The Strangers starts at the end and circles back, but not before Bertino gives us a taste of the carnage to come: a heart-shaped hole in a windshield, a shotgun resting on a kitchen counter, a blood-spattered wall and, eeriest of all, a perpetually spinning record, the player’s needle stuck in the vinyl’s inner groove. (Try to imagine the mayhem that must have unfolded as to prevent a man from properly caring for his phonograph.)

Bertino steps back from this post-struggle tableau to introduce our heroes: an unhappy couple, Liv Tyler and Scott Speedman, whose misery is established through a wordless lack of eye contact, in sharp contrast to the motormouthed bickering of Vacancy’s doomed divorcees-to-be. The product of a marriage proposal rejected, The Strangers’s melancholy lovers establish a thoroughly morose mood, ripe for intrusion.

That invasion comes in the form of a coitus-interrupting knock on the door. Stop that babymaking, you’re not even engaged! From then on, the film is an uninterrupted succession of frights, tapping into the standard post-9/11 anxieties: not only the fear of being attacked on one’s own soil, so to speak, but the fear of not knowing what’s coming: the home invaders delay their attack, spending the bulk of their time scaring the young couple—our diegetic stand-ins—with spooky sounds and sinister costuming.

While Them’s invaders used a similar technique, which allowed the directors to offer a metacommentary on horror moviemaking (natch, they’re French), here our villains’ scare-first methodology serves merely as an excuse for the director to practice the finer points of suspense construction. Bertino, master craftsman, expertly builds tension, particularly in an almost already-iconic shot in which a menacing figure slides in and out of the frame’s fringes. While keeping us captivated in silence, Bertino plays on our expectations. A confidently extended build-up to the drawing of window drapes actually pays off with something frightening on the other side of the pane, rather than, say, something scary actually behind the drape-draw-er. Later, when a hand reaches into the frame to touch Speedman’s turned back, it turns out to belong to one of the killers—not, say, to his girlfriend. (We seem to be approaching a point where the cliché is so infrequently employed that it is no longer cliché—witness Atom Egoyan’s recent courage to answer “who done it?” with “the butler!”)

But Bertino’s boldest move is to ignore, ostensibly, all matters of motive. Early on, when Tyler asks why this is happening, Speedman sensibly brushes her question aside. “We don’t need a reason if they come through that door,” he says. Later, when the invaders have our heroes tied to chairs, they confess, with characteristically sociopathic laconicism, why they attacked the couple: “because your were home.” But this isn’t because Bertino is lazy or because he’s after a heightened sense of realism (“that’s what psychopaths are really like,” as the IMDb message board apologists might say); rather, it’s because Bertino’s ascribed motives are more metaphysical.

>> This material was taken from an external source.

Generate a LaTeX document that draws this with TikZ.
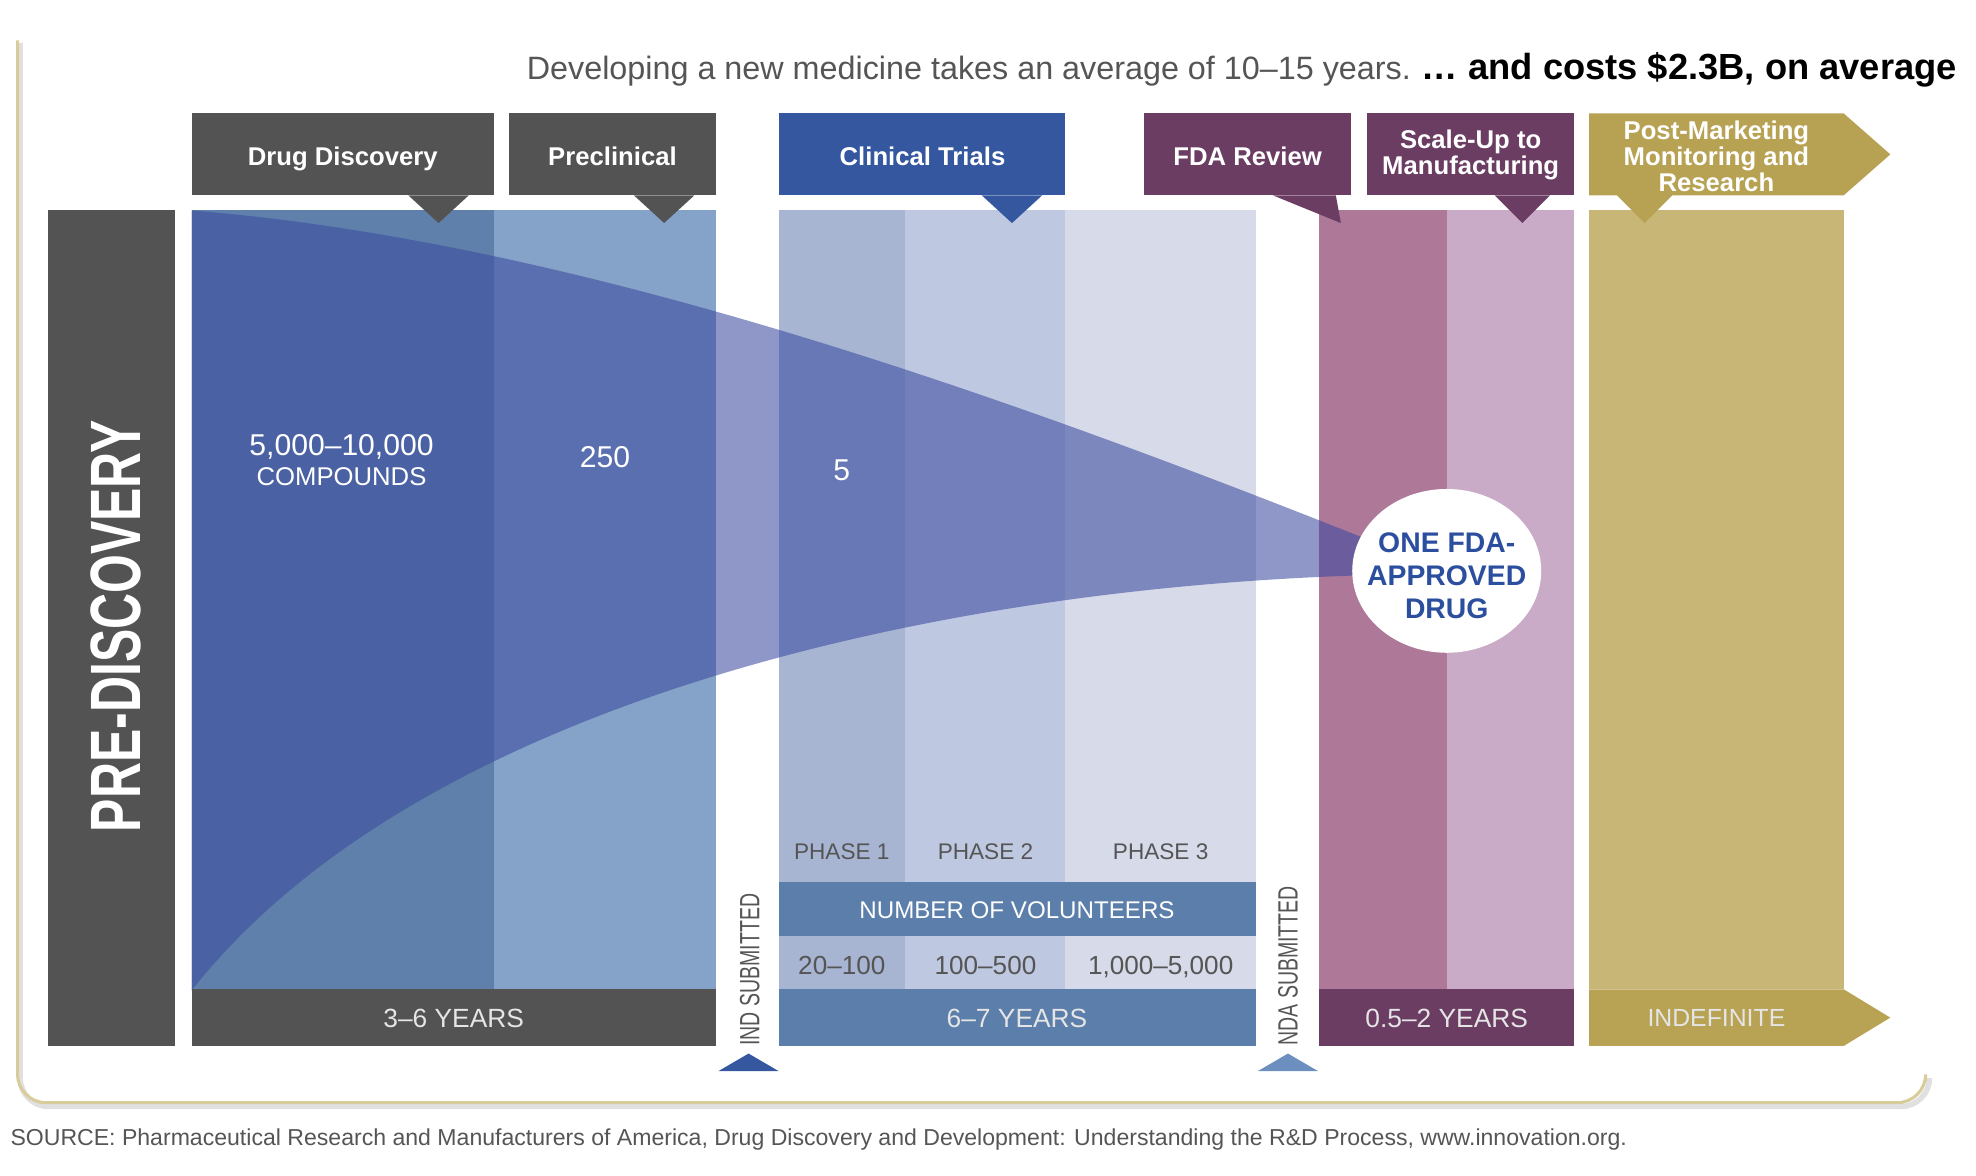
\documentclass[tikz,border=0pt]{standalone}
\usepackage{fontspec}
\setmainfont{Liberation Sans}
\newfontfamily\narrowfont[FakeStretch=0.7]{Liberation Sans}
\usepackage{xcolor}
\definecolor{headgrey}{HTML}{535353}
\definecolor{trialblue}{HTML}{3457A0}
\definecolor{reviewpurple}{HTML}{6B3D63}
\definecolor{postgold}{HTML}{B7A253}
\definecolor{discoveryblue}{HTML}{5F80AB}
\definecolor{preclinblue}{HTML}{85A3C8}
\definecolor{phaseone}{HTML}{A7B5D3}
\definecolor{phasetwo}{HTML}{BFC8E1}
\definecolor{phasethree}{HTML}{D6DAE9}
\definecolor{volblue}{HTML}{5B7EAB}
\definecolor{reviewcol}{HTML}{AE7899}
\definecolor{scalecol}{HTML}{C9AAC7}
\definecolor{postcol}{HTML}{C8B677}
\definecolor{postbar}{HTML}{B8A253}
\definecolor{ndablue}{HTML}{6C8FC0}
\definecolor{funnelblue}{HTML}{3C4BA0}
\definecolor{framegold}{HTML}{D8CC9A}
\definecolor{labelgrey}{HTML}{555555}
\definecolor{drugblue}{HTML}{2B4F9E}
\usepackage{tikz}
\usetikzlibrary{shapes.geometric}

\begin{document}
\begin{tikzpicture}[x=0.02cm, y=-0.02cm,
  head/.style={text=white, font=\bfseries\fontsize{11.6}{10.6}\selectfont, align=center, inner sep=0pt},
  count/.style={text=white, font=\fontsize{13.6}{13.6}\selectfont, align=center, inner sep=0pt},
  years/.style={text=white!90!black, font=\fontsize{11.9}{12}\selectfont, inner sep=0pt},
  phase/.style={text=labelgrey, font=\fontsize{10.2}{12}\selectfont, inner sep=0pt},
  volnum/.style={text=labelgrey, font=\fontsize{11.8}{12}\selectfont, inner sep=0pt, text depth=0pt},
  submitted/.style={rotate=90, anchor=west, text=labelgrey, font=\narrowfont\fontsize{12.6}{12.6}\selectfont, inner sep=0pt}
]
\useasboundingbox (0,0) rectangle (1568,933);

% frame
\draw[black!12, line width=2.5pt, rounded corners=0.45cm] (16,34) -- (16,878) -- (1531,878) -- (1531,860);
\draw[framegold, line width=1.4pt, rounded corners=0.45cm] (14,32) -- (14,875) -- (1528,875) -- (1528,858);

% title
\node[anchor=base east, inner sep=0pt, text=labelgrey, font=\fontsize{14.6}{15}\selectfont] (tagline) at (1120,63) {Developing a new medicine takes an average of 10–15 years.};
\node[anchor=base west, inner sep=0pt, font=\bfseries\fontsize{16.4}{17}\selectfont] (cost) at (1128,63) {… and costs \$2.3B, on average};

% pre-discovery
\fill[headgrey] (38,167) rectangle (139,830);
\node[rotate=90, inner sep=0pt, text=white, font=\narrowfont\bfseries\fontsize{32.2}{32}\selectfont] (prediscovery) at (92,497) {PRE-DISCOVERY};

% columns
\fill[discoveryblue] (152,167) rectangle (392,785);
\fill[preclinblue] (392,167) rectangle (568,785);
\fill[phaseone] (618,167) rectangle (718,785);
\fill[phasetwo] (718,167) rectangle (845,785);
\fill[phasethree] (845,167) rectangle (997,785);
\fill[reviewcol] (1047,167) rectangle (1148,785);
\fill[scalecol] (1148,167) rectangle (1249,785);
\fill[postcol] (1261,167) rectangle (1463,785);

% funnel
\fill[funnelblue, opacity=0.58] (152,167) .. controls (452,191) and (790,310) .. (1100,434)
  -- (1100,456) .. controls (740,464) and (330,560) .. (152,786) -- cycle;

% header boxes
\fill[headgrey] (152,90) rectangle (392,155);
\fill[headgrey] (324,155) -- (372,155) -- (348,177) -- cycle;
\fill[headgrey] (404,90) rectangle (568,155);
\fill[headgrey] (503,155) -- (551,155) -- (527,177) -- cycle;
\fill[trialblue] (618,90) rectangle (845,155);
\fill[trialblue] (779,155) -- (827,155) -- (803,177) -- cycle;
\fill[reviewpurple] (908,90) rectangle (1072,155);
\fill[reviewpurple] (1010,155) -- (1060,155) -- (1064,177) -- cycle;
\fill[reviewpurple] (1085,90) rectangle (1249,155);
\fill[reviewpurple] (1186,155) -- (1230,155) -- (1208,177) -- cycle;
\fill[postgold] (1261,90) -- (1463,90) -- (1500,122.5) -- (1463,155) -- (1327,155)
  -- (1305,177) -- (1283,155) -- (1261,155) -- cycle;

\node[head, text depth=0pt] (discovery) at (272,124) {Drug Discovery};
\node[head] (preclinical) at (486,124) {Preclinical};
\node[head] (trials) at (732,124) {Clinical Trials};
\node[head] (review) at (990,124) {FDA Review};
\node[head] (scaleup) at (1167,123) {Scale-Up to\\Manufacturing};
\node[head, font=\bfseries\fontsize{11.6}{10.2}\selectfont] (postmarket) at (1362,124) {Post-Marketing\\Monitoring and\\Research};

% counts
\node[count] (compounds) at (271,365) {5,000–10,000\\\fontsize{11.6}{13.6}\selectfont COMPOUNDS};
\node[count] (twofifty) at (480,363) {250};
\node[count] (five) at (668,373) {5};

% clinical table
\node[phase] (phase1) at (668,676) {PHASE 1};
\node[phase] (phase2) at (782,676) {PHASE 2};
\node[phase] (phase3) at (921,676) {PHASE 3};
\fill[volblue] (618,700) rectangle (997,743);
\node[text=white, font=\fontsize{10.9}{12}\selectfont, inner sep=0pt] (volunteers) at (807,722) {NUMBER OF VOLUNTEERS};
\node[volnum] (vol1) at (668,766) {20–100};
\node[volnum] (vol2) at (782,766) {100–500};
\node[volnum] (vol3) at (921,766) {1,000–5,000};

% duration bars
\fill[headgrey] (152,785) rectangle (568,830);
\fill[volblue] (618,785) rectangle (997,830);
\fill[reviewpurple] (1047,785) rectangle (1249,830);
\fill[postbar] (1261,785) -- (1463,785) -- (1500,807.5) -- (1463,830) -- (1261,830) -- cycle;
\node[years] (early) at (360,808) {3–6 YEARS};
\node[years] (clinical) at (807,808) {6–7 YEARS};
\node[years] (approval) at (1148,808) {0.5–2 YEARS};
\node[years, font=\fontsize{11.2}{12}\selectfont] (indefinite) at (1362,808) {INDEFINITE};

% submissions
\node[submitted] (ind) at (595,830) {IND SUBMITTED};
\fill[trialblue] (570,850) -- (618,850) -- (594,836) -- cycle;
\node[submitted] (nda) at (1022,830) {NDA SUBMITTED};
\fill[ndablue] (998,850) -- (1046,850) -- (1022,836) -- cycle;

% approved drug
\node[ellipse, fill=white, minimum width=3cm, minimum height=2.6cm, inner sep=0pt] (approved) at (1148,453) {};
\node[align=center, inner sep=0pt, text=drugblue, font=\bfseries\fontsize{12.8}{15}\selectfont] (approvedtext) at ([yshift=-0.08cm]approved.center) {ONE FDA-\\APPROVED\\DRUG};

% source
\node[anchor=base west, inner sep=0pt, text=labelgrey, font=\fontsize{10.42}{11}\selectfont] (source) at (8,909) {SOURCE: Pharmaceutical Research and Manufacturers of America, Drug Discovery and Development: Understanding the R\&D Process, www.innovation.org.};
\end{tikzpicture}
\end{document}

The three invaders are credited as “The Man in the Mask,” “The Pin-Up Girl,” and “Dollface”. The man wears a jacket and tie; pin-up girl, the cartoonishly sultry facemask of a sexualized adult woman; dollface, the chubby-cheeked, wide-eyed guise of a child. In short, the three are made up as a perverse portrayal of the American family, an ersatz nuclear unit with each outfitted in a warped concept of the domestic uniform. (Papa Murderer, Mama Murderer and Baby Murderer.) The notion, and the threat, of “family,” once personified, ultimately kills our notlyweds just as, in abstract form, it effectively killed their relationship.